For prospective buyers who haven’t had a chance to experience the variety of equipment reviewers are fortunate enough to get a sense of, if you’re used to using an M50X or similar equipment, and that’s been your expectation of audio quality in general, going up to something like the Susvara or Focal Utopia is going to reveal massive differences. But that alone can’t determine the degree of improvement or “whether it’s worth it” for the listener.
If you care a lot, the difference between an M50x and a Susvara is going to be way more significant than for someone who doesn’t really care at all. I’ve met people who put on flagship headphones and go “it sounds fine”, but their reactions don’t really indicate they’re as impressed as someone who really cares a lot about how their music is represented. And this, to me, is the most important factor.

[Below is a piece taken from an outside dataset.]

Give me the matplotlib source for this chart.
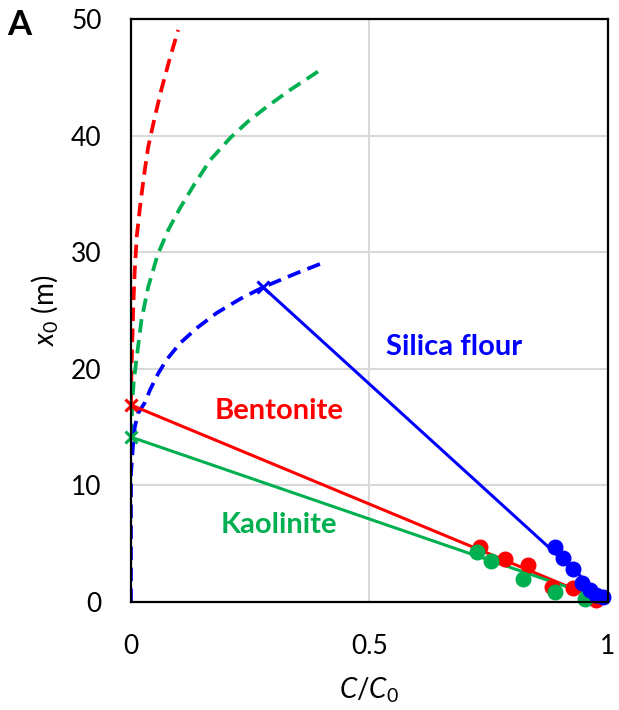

Perhaps a more realistic example is the difference between the Focal Clear and the Focal Utopia. To me (and many enthusiasts), this comparison reveals a substantial difference in terms of image clarity and overall fidelity, more so than between the Clear and the Elear. But there are those - even within the audiophile community - who aren’t as taken by that difference. This means they’re able to enjoy the Clear’s tonality over the Utopia, in spite of the Utopia’s technical advantages. In this case, it doesn’t necessarily mean they don’t care about their music as much, it just means they value tonality over image clarity and detail.
But I still think the bottom line for answering the initial question of “what percentage better is this headphone from that headphone”, or “how much improvement should I expect to hear” ultimately comes down to how much you care about how well your music is represented, and then identifying which dimensions of headphone performance are going to yield the best representation for you. Is it detail? tonality? soundstage? timbre? etc., The very real differences that exist may only be perceived as a small incremental improvement to some, but it might mean the world to others.